Is the Canadian political center a coherent ideological home rather a place within which skilled leaders manage diverse coalitions?

A few months back, I mused how Canadian politicos were muddling towards the middle, competing for the support of middle-class voters. Homo consumericus, Homo aspiratus, and Homo dependicus may share a suburban postal code and be indistinguishable on the socio-economic data charts, but attracting their political sympathies requires a more nuanced anthropology.

A former speechwriter to Liberal leader Michael Ignatieff, Adam Goldenberg, recently lauded Conservative cabinet Jason Kenney as someone who would "rather lead the Conservative movement than the Conservative Party." He lamented that Liberals have engaged the past few decades maintaining "a steadfast ideological commitment not to maintain steadfast ideological commitments," suggesting a renewed commitment to freedom, fairness, equality, and sustainability as the touchstones for the appeal of Canadian liberalism.

These four touchstones are noble sentiments and I can't fault Goldenberg for not unpacking them within the constraints of a single column.

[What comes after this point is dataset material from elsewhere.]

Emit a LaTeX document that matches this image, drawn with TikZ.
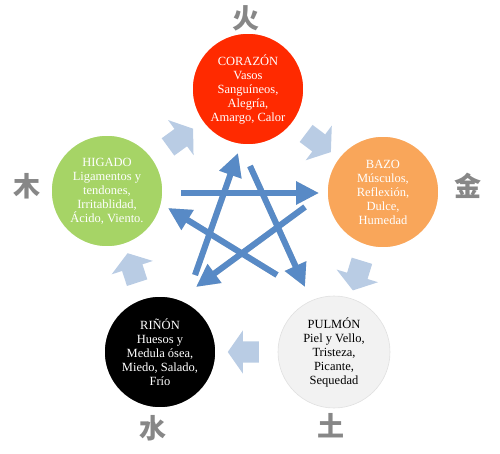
\documentclass[tikz,border=0pt]{standalone}
\usepackage{fontspec}
\setmainfont{Liberation Serif}
\newfontfamily\cjk{Noto Sans CJK SC}
\definecolor{wxred}{RGB}{255,42,0}
\definecolor{wxorange}{RGB}{249,166,90}
\definecolor{wxgreen}{RGB}{166,212,102}
\definecolor{wxgray}{RGB}{242,242,242}
\definecolor{wxblue}{RGB}{88,138,198}
\definecolor{wxpale}{RGB}{185,204,228}
\definecolor{wxink}{RGB}{135,135,135}
\usetikzlibrary{arrows.meta,calc,shapes.arrows}

\begin{document}
\begin{tikzpicture}[
  x=1pt, y=-1pt,
  every node/.style={font=\fontsize{12.5}{14}\selectfont, align=center},
  organ/.style={circle, minimum size=112pt, inner sep=0pt, draw=white, line width=1.5pt},
  redorgan/.style={organ, fill=wxred, text=white},
  orangeorgan/.style={organ, fill=wxorange, text=white},
  greenorgan/.style={organ, fill=wxgreen, text=white},
  blackorgan/.style={organ, fill=black, text=white},
  grayorgan/.style={organ, fill=wxgray, draw=black!12, line width=0.6pt, text=black},
  cycarrow/.style={single arrow, fill=wxpale, draw=none, inner xsep=0pt, inner ysep=10.5pt,
                   minimum height=31pt, single arrow head extend=11pt,
                   single arrow tip angle=110},
  element/.style={font=\cjk\bfseries\fontsize{27}{27}\selectfont, text=wxink},
  star/.style={-{Triangle[length=23pt,width=22pt]}, wxblue, line width=6pt},
  starshadow/.style={star, draw=black, fill=black, opacity=0.18},
]
\useasboundingbox (0,0) rectangle (500,454);

% Organs
\node[redorgan] (cor) at (248,89) {CORAZÓN\\Vasos\\Sanguíneos,\\Alegría,\\Amargo, Calor};
\node[orangeorgan] (baz) at (383,192) {BAZO\\Músculos,\\Reflexión,\\Dulce,\\Humedad};
\node[greenorgan] (hig) at (107,191) {HIGADO\\Ligamentos y\\tendones,\\Irritablidad,\\Ácido, Viento.};
\node[blackorgan] (rin) at (160,352) {RIÑÓN\\Huesos y\\Medula ósea,\\Miedo, Salado,\\Frío};
\node[grayorgan] (pul) at (334,352) {PULMÓN\\Piel y Vello,\\Tristeza,\\Picante,\\Sequedad};

% Elements
\node[element] (fire) at (246,18) {火};
\node[element] (metal) at (468,186) {金};
\node[element] (wood) at (27,186) {木};
\node[element] (water) at (153,428) {水};
\node[element] (earth) at (331,426) {土};

% Outer cycle
\node[cycarrow, rotate=36] (c1) at ($(hig)!0.5!(cor)$) {};
\node[cycarrow, rotate=-37] (c2) at ($(cor)!0.5!(baz)$) {};
\node[cycarrow, rotate=-107] (c3) at ($(baz)!0.5!(pul)$) {};
\node[cycarrow, rotate=180] (c4) at ($(pul)!0.5!(rin)$) {};
\node[cycarrow, rotate=108] (c5) at ($(rin)!0.5!(hig)$) {};

% Star ends
\coordinate (hig-out) at (181,193);
\coordinate (baz-in) at (319,193);
\coordinate (cor-out) at (250,166);
\coordinate (pul-in) at (305,287);
\coordinate (baz-out) at (305,207);
\coordinate (rin-in) at (196,287);
\coordinate (pul-out) at (277,275);
\coordinate (hig-in) at (168,208);
\coordinate (rin-out) at (195,275);
\coordinate (cor-in) at (238,153);

% Star
\begin{scope}[shift={(2,3)}]
\foreach \a/\b in {hig/baz,cor/pul,baz/rin,pul/hig,rin/cor}
  \draw[starshadow] (\a-out) -- (\b-in);
\end{scope}
\foreach \a/\b in {hig/baz,cor/pul,baz/rin,pul/hig,rin/cor}
  \draw[star] (\a-out) -- (\b-in);

\end{tikzpicture}
\end{document}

Still, without that unpacking, they are vanilla words that lack substance. At last year's convention, the NDP replaced the reference to socialism in their constitution a commitment for government "in helping to create the conditions of sustainable prosperity" while the Conservative Party's policy declaration references all four of these touchstones as well. If we use the term "liberal" as it has been classically understood, most would suggest that is the most accurate descriptor of the governing philosophy of the Harper government.

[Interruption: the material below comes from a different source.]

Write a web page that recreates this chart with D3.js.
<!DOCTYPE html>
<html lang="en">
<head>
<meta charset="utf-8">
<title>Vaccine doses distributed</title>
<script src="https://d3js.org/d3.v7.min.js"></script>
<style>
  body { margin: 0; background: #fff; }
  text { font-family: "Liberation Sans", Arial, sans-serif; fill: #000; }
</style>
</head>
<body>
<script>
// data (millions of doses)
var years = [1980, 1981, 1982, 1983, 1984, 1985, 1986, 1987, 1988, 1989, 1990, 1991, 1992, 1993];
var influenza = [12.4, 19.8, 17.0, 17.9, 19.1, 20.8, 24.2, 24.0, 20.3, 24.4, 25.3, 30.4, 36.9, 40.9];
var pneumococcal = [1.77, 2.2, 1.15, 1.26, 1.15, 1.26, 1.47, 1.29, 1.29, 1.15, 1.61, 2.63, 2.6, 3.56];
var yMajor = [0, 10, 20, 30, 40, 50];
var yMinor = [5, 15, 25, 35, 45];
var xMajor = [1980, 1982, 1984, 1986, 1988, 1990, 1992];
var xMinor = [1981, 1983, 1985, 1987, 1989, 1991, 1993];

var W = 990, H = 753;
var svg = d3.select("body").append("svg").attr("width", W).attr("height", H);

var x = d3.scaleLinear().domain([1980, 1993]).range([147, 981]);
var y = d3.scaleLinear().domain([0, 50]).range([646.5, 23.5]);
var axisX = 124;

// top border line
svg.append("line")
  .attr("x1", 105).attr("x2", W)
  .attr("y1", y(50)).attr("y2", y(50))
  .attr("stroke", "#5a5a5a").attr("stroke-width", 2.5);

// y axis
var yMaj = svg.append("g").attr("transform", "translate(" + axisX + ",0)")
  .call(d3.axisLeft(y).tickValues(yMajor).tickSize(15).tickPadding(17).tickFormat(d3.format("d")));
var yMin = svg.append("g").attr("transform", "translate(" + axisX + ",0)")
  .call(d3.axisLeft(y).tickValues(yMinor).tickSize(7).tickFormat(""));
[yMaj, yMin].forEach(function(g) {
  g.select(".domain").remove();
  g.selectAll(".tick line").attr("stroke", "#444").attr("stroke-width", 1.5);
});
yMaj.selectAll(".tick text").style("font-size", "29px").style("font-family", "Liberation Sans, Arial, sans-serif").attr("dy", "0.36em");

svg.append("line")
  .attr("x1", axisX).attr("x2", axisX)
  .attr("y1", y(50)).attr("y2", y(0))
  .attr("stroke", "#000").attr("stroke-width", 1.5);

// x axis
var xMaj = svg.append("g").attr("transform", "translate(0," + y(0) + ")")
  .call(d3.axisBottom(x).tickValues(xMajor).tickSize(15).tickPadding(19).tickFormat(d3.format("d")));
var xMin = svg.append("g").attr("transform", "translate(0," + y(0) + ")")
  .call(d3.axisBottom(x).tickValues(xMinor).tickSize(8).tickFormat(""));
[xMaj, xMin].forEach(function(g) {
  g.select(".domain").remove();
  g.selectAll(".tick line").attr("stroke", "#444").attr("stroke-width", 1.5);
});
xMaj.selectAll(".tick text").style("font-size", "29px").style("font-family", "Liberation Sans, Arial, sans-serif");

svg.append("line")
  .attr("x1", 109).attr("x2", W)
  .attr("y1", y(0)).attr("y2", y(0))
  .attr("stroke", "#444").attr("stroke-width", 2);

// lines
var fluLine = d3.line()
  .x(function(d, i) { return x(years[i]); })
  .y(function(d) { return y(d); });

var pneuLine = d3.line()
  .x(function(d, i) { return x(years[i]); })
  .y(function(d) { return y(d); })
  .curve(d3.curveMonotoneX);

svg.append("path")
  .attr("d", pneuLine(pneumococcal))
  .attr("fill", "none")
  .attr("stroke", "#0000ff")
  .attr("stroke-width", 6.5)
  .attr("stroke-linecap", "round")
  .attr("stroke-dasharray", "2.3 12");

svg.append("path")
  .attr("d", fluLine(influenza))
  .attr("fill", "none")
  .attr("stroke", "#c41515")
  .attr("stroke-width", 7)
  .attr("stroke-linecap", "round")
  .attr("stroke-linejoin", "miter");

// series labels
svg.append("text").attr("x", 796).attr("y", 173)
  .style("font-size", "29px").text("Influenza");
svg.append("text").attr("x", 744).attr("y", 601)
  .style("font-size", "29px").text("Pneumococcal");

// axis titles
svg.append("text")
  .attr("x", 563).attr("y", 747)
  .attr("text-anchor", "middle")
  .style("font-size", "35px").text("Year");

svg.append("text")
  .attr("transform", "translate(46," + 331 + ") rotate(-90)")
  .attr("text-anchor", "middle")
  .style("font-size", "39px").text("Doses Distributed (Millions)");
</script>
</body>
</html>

Ideology talk gets at the "why" questions rather than regular "who, how, and what" questions that dominate political coverage. It has a limited audience and requires an unpacking and careful definitions within a specific context. Liberalism as an ideology has been the subject of discussion for centuries (see Cardus's five-part treatment of liberalism here).

But we should not let the common vocabulary mask the substantial disagreement that conflicts the Canadian polity. Some may nostalgically yearn for a revival of a pan-Canadian consensus in which some consensus interpretation of liberalism may be equated with "Canadian values" but I suspect this no longer reflects the diversity that is Canada. To overcome this substantial ideological and worldview diversity, liberalism is redefined to a liberalism that can only accommodate similarity rather than difference. A diversity in external identity markers (be it gender, sexuality, economic status, ethnicity, etc.) are celebrated but fundamental worldview difference is eschewed. Any public gathering (be it a government or association) is considered respectable when the checklist of participating groups is filled out and every "type" is accounted for. But woe to the person who raises the contrary view—they can expect to be called out and marginalized. The presumption is that all those in the room share the same basic opinion (baptized as it is as being the "Canadian values") and the only debate left regards who might lead us and how fast we might go down the road of inevitable progress.

It may be that contemporary Canada has changed to the point where governing in the political center out of principle rather than pragmatism is no longer possible. The Harper government has achieved its majority by building a coalition of diverse groups and within the Conservative tent, there is as much disagreement as consensus. It will be interesting to watch whether in finding their legs during this decade of dissensus, the opposition parties rediscover ideology or focus on the skills of managing difference. Here's hoping that if it is liberal ideology that is rediscovered as a governing principle, it is of a more classical vintage containing room for genuine tolerance and principled pluralism rather than the knock-offs of more recent creation. Homo consumericus, Homo aspiratus, and Homo dependicus are unlikely to follow this debate, but how it is resolved will shape their ability to get along and prosper as fellow citizens.